Life insurance companies hold about 15 percent of the $4.5 trillion in loans against commercial real estate, Moody’s Analytics reported.

About 15 percent of life insurance firms are cutting back their investments in office real estate, three times more than a year ago, according to a new survey by Goldman Sachs Asset Management.

“We don’t want to invest that capital until” property valuations stabilize, officials at Principal Financial Group, an Iowa insurance company, said in a March call with investors.

Insurance firms are shutting their wallets at the same time that banks are tightening their lending in the wake of the collapse of Signature and Silicon Valley banks.

Banks are building their cash reserves against increases in customer withdrawals and in expectation of tighter regulations around cash cushions. 

U.S. banks also are holding more than $600 million in unrealized losses in low-yield bonds they bought during the COVID War when interest rates were close to zero. When those bonds mature, banks will need bags of cash to cover their losses.

“The trillion-dollar question is ‘what is the value of an office building?’,” Anant Bhalla, CEO of American Equity Investment Life Holding Co. said to the WSJ. “It is very hard to know what ‘normal’ is in the office market post-COVID.”


SL Green Realty, Manhattan’s largest owner of office buildings, reported first-quarter cash flow from operations was 10 percent below analysts’ expectations.

The company reported giving an average of 4.8 months of free rent—about 6 percent of a lease’s value—to lure and keep tenants, double the Pre-COVID average of 3 percent, The Wall Street Journal noted.

The number of office jobs is 15 percent greater than in 2019, Green said in a statement, but 17.1 percent of Manhattan’s office space is idle, thanks to employers acceding to remote work as the new normal.

There is about twice as much empty office space on the island as there was at the beginning of the COVID War, according to real estate service firm Colliers International.

Office occupancy—the rate at which people actually visit central offices—is about 46 percent in Manhattan, Kastle Systems reported. The company monitors swipe card usage in more than 2,000 office buildings in 47 states.

The occupancy rate has remained constant in the high 40 percent range for more than a year, despite some employers such as JPMorgan Chase demanding all employees spend five days a week on site.

While there has been a movement to convert redundant office buildings to apartments, the notion has confronted several difficulties, as we noted in “Midtown Manhattan Still Has the COVID Blues” (29 Mar 2022).

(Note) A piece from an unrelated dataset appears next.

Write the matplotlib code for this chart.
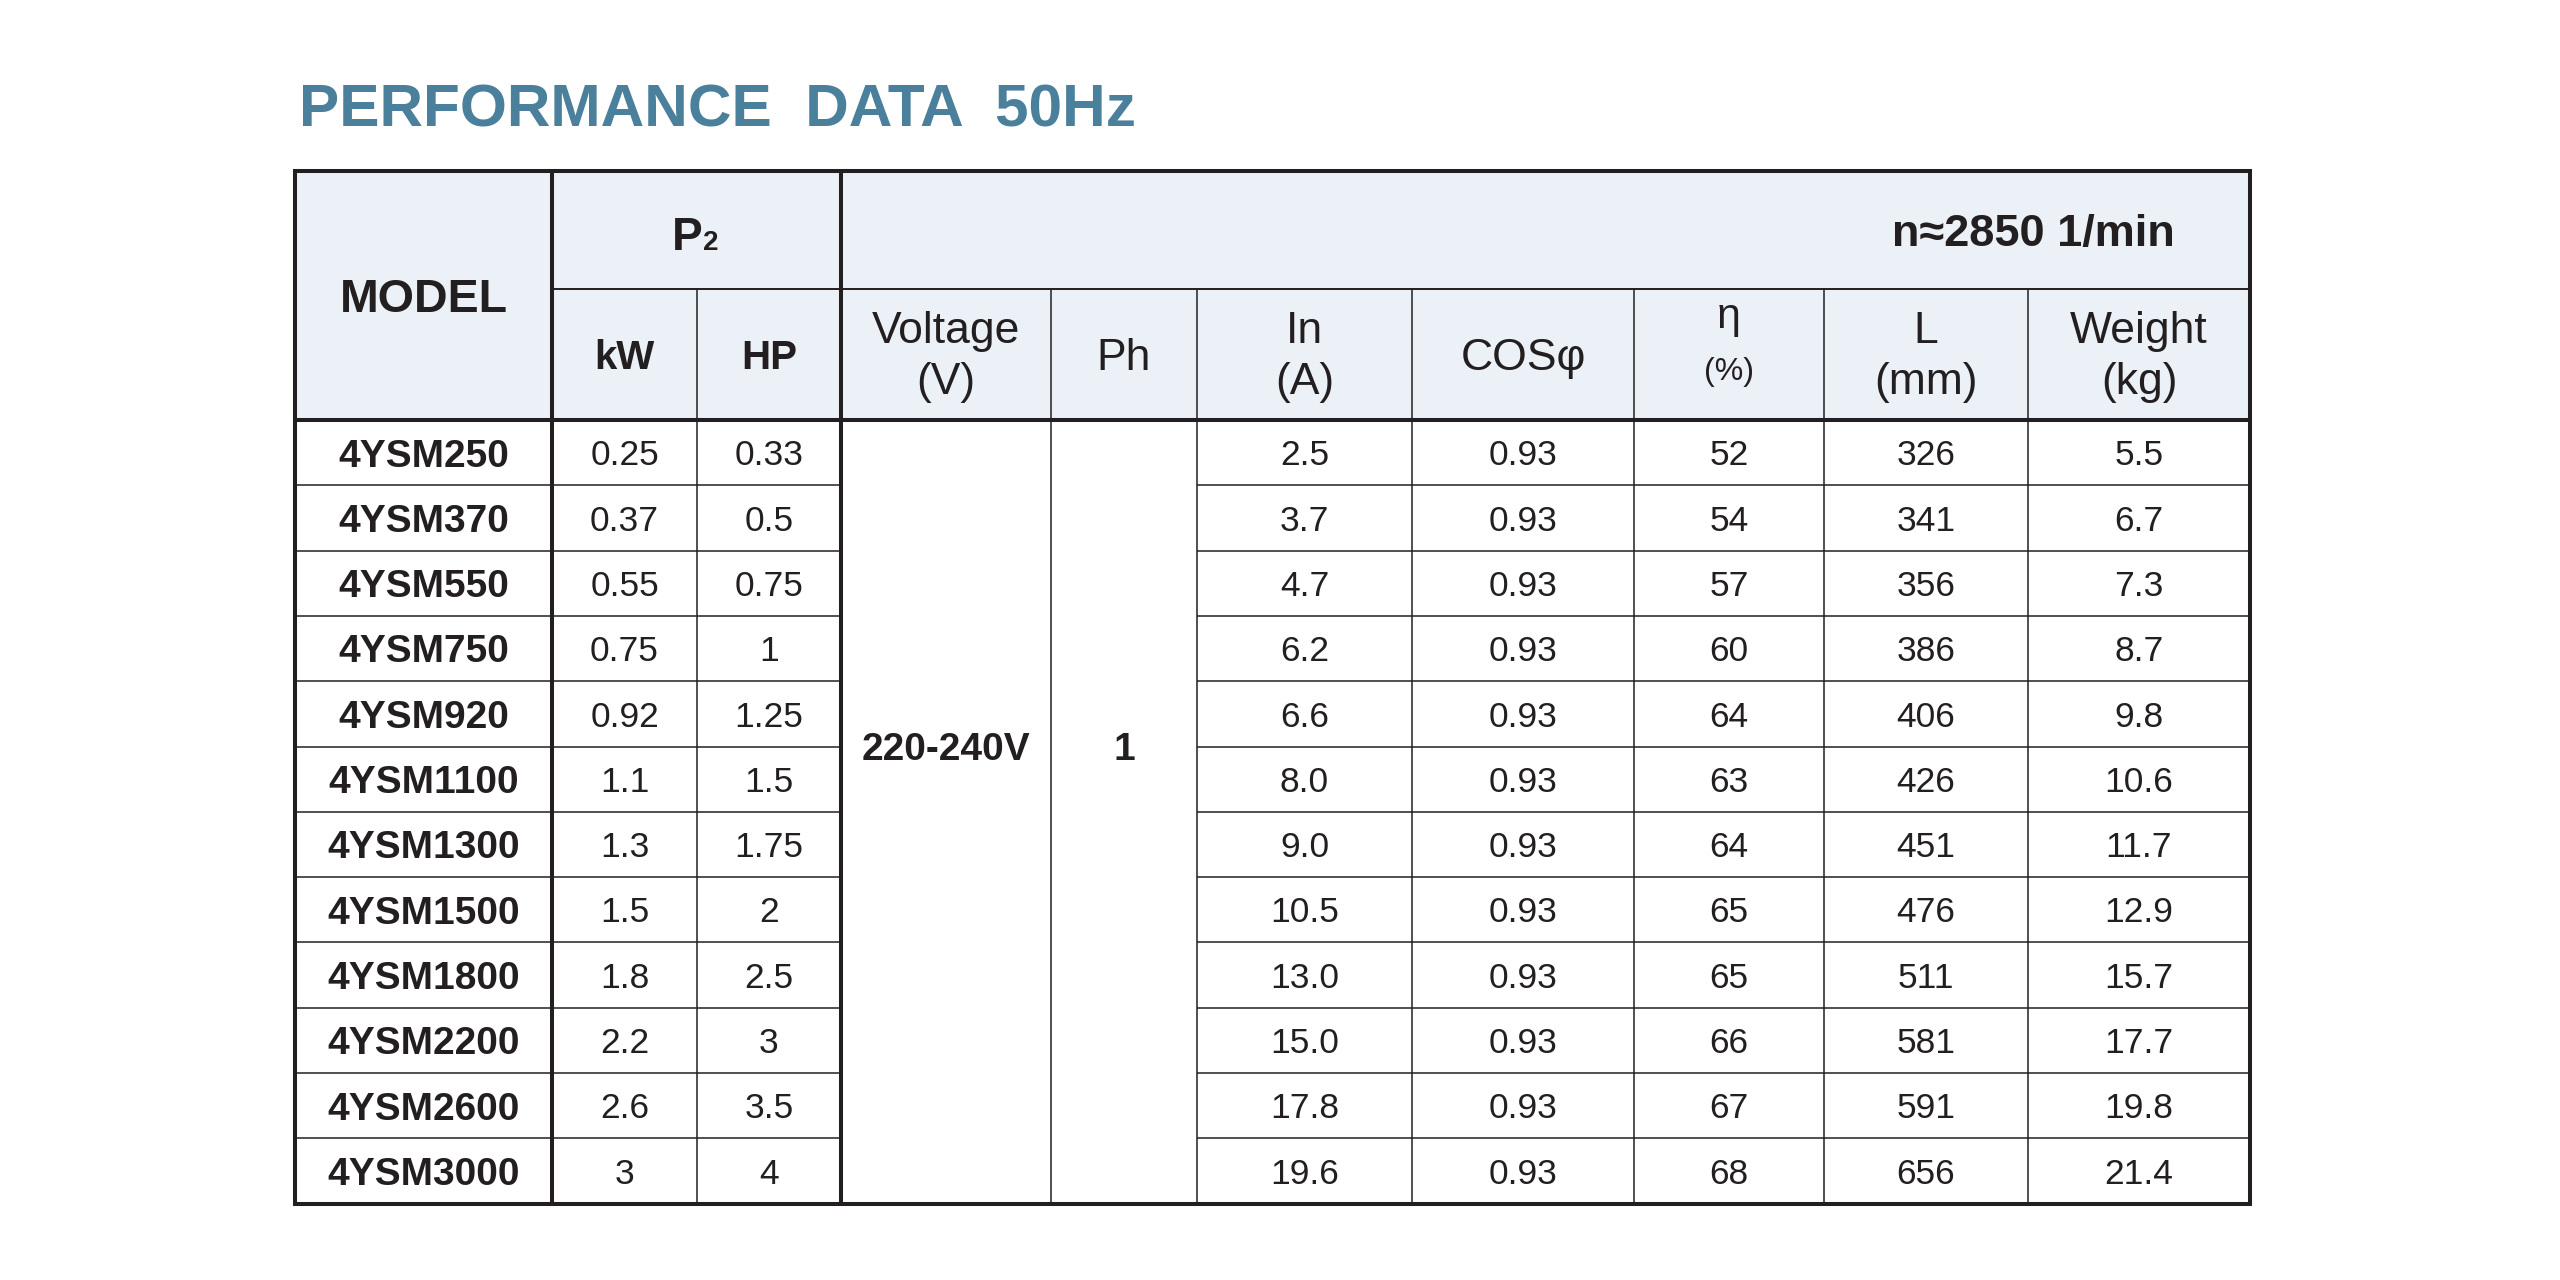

Because of air conditioning, office buildings have sealed windows, which are expensive to replace. Office towers also are designed with large interior spaces that have no direct natural light. 

The value of a building for residential use “probably needs to be 50 percent above that of offices for a conversion to be worthwhile,” according to the WSJ.

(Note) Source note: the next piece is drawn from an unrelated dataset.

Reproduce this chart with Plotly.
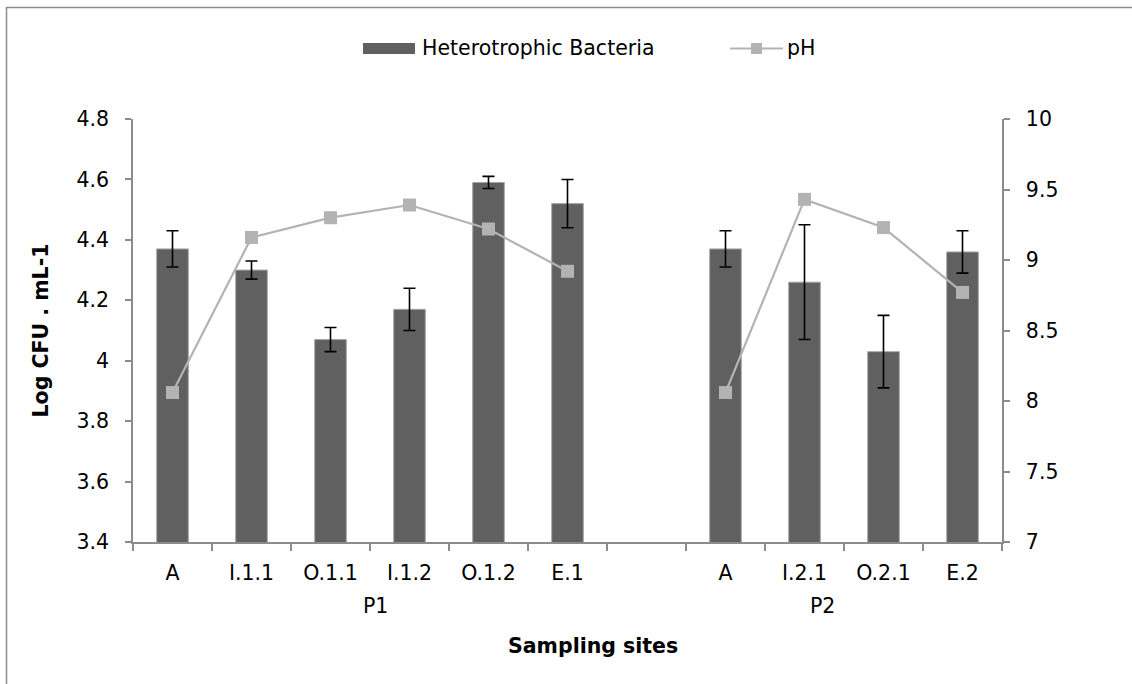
import plotly.graph_objects as go

# ---- data ----
categories = ["A", "I.1.1", "O.1.1", "I.1.2", "O.1.2", "E.1", "", "A", "I.2.1", "O.2.1", "E.2"]
groups = ["P1"] * 6 + [""] + ["P2"] * 4
bacteria = [4.37, 4.30, 4.07, 4.17, 4.59, 4.52, None, 4.37, 4.26, 4.03, 4.36]
bacteria_err = [0.06, 0.03, 0.04, 0.07, 0.02, 0.08, None, 0.06, 0.19, 0.12, 0.07]
ph = [8.06, 9.16, 9.30, 9.39, 9.22, 8.92, None, 8.06, 9.43, 9.23, 8.77]
left_ticks = [3.4, 3.6, 3.8, 4.0, 4.2, 4.4, 4.6, 4.8]
right_ticks = [7, 7.5, 8, 8.5, 9, 9.5, 10]

W, H = 1132, 684
ML, MR, MT, MB = 133, 130, 119, 142
PW, PH = W - ML - MR, H - MT - MB


def px(xp):
    return (xp - ML) / PW


def py(yp):
    return (MT + PH - yp) / PH


FONT = "DejaVu Sans"
FS = 20.5
AX = "#8c8c8c"
BAR = "#606060"
LINE = "#b3b3b3"

idx = list(range(len(categories)))

fig = go.Figure()
fig.add_trace(go.Bar(
    x=idx, y=bacteria, width=0.4,
    marker=dict(color=BAR, line=dict(color="#a6a6a6", width=1)),
    error_y=dict(type="data", array=bacteria_err, visible=True,
                 color="#000000", thickness=1.6, width=6),
    name="Heterotrophic Bacteria", showlegend=False,
))
fig.add_trace(go.Scatter(
    x=idx, y=ph, yaxis="y2", mode="lines+markers", connectgaps=False,
    line=dict(color=LINE, width=2.2),
    marker=dict(symbol="square", size=13, color=LINE),
    name="pH", showlegend=False,
))

fig.update_layout(
    width=W, height=H,
    margin=dict(l=ML, r=MR, t=MT, b=MB, pad=0),
    paper_bgcolor="white", plot_bgcolor="white",
    font=dict(family=FONT, size=FS, color="#000"),
    showlegend=False,
    xaxis=dict(
        range=[-0.5, len(categories) - 0.5],
        tickmode="array", tickvals=idx, ticktext=categories,
        ticks="", showgrid=False, zeroline=False,
        showline=True, linecolor=AX, linewidth=1.5,
        tickfont=dict(size=FS),
        ticklabelstandoff=12,
        minor=dict(ticks="outside", tickmode="linear", tick0=-0.5, dtick=1,
                   ticklen=7, tickcolor=AX, tickwidth=1.5, showgrid=False),
    ),
    yaxis=dict(
        range=[3.4, 4.8], tickmode="array", tickvals=left_ticks,
        ticktext=[f"{v:g}" for v in left_ticks],
        ticks="outside", ticklen=6, tickcolor=AX, tickwidth=1.5,
        showgrid=False, zeroline=False,
        showline=True, linecolor=AX, linewidth=1.5,
        ticklabelstandoff=12,
        title=dict(text="<b>Log CFU . mL-1</b>", font=dict(size=FS), standoff=22),
    ),
    yaxis2=dict(
        range=[7, 10], overlaying="y", side="right",
        tickmode="array", tickvals=right_ticks,
        ticktext=[f"{v:g}" for v in right_ticks],
        ticks="outside", ticklen=6, tickcolor=AX, tickwidth=1.5,
        showgrid=False, zeroline=False,
        showline=True, linecolor=AX, linewidth=1.5,
        ticklabelstandoff=12,
    ),
)

annotations = []
# group labels
annotations.append(dict(text="P1", x=px(375), y=py(606), xref="paper", yref="paper",
                        showarrow=False, font=dict(size=FS), xanchor="center", yanchor="middle"))
annotations.append(dict(text="P2", x=px(822), y=py(606), xref="paper", yref="paper",
                        showarrow=False, font=dict(size=FS), xanchor="center", yanchor="middle"))
# x title
annotations.append(dict(text="<b>Sampling sites</b>", x=px(593), y=py(646), xref="paper", yref="paper",
                        showarrow=False, font=dict(size=FS), xanchor="center", yanchor="middle"))
# legend texts
annotations.append(dict(text="Heterotrophic Bacteria", x=px(420), y=py(48), xref="paper", yref="paper",
                        showarrow=False, font=dict(size=FS), xanchor="left", yanchor="middle"))
annotations.append(dict(text="pH", x=px(785), y=py(48), xref="paper", yref="paper",
                        showarrow=False, font=dict(size=FS), xanchor="left", yanchor="middle"))
fig.update_layout(annotations=annotations)

shapes = [
    # outer frame
    dict(type="rect", xref="paper", yref="paper", x0=px(6.5), y0=py(7.5), x1=px(1160), y1=py(720),
         line=dict(color="#8c8c8c", width=1.5), fillcolor="rgba(0,0,0,0)", layer="below"),
    # legend bar swatch
    dict(type="rect", xref="paper", yref="paper", x0=px(363), x1=px(415), y0=py(54), y1=py(43),
         line=dict(width=0), fillcolor=BAR),
    # legend line swatch
    dict(type="line", xref="paper", yref="paper", x0=px(730), x1=px(783), y0=py(48.5), y1=py(48.5),
         line=dict(color=LINE, width=2.2)),
    dict(type="rect", xref="paper", yref="paper", x0=px(751), x1=px(762), y0=py(54), y1=py(43),
         line=dict(width=0), fillcolor=LINE),
]
fig.update_layout(shapes=shapes)

fig.write_html("out.html")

However, Manhattan’s office space was priced at 87 percent more per square foot than apartments at the end of March, Colliers data showed.

Although the value of office buildings is declining steadily, as we note in “Pension Funds Lose Billions in Commercial Real Estate Bust” in this issue and in several previous articles, the spread remains too large to make conversions financially feasible without a much deeper crash in office buildings’ market value.

TREND FORECAST: As the office building market continues to slide over the next few years, a significant number of office towers will be foreclosed; some owners will hand the keys to their lenders and walk away.

Some of the vacant buildings will be razed and the lots sold for new development. Others will be taken by cities for back taxes. Some of those will be renovated at public expense as low-income apartments or shelters for homeless people.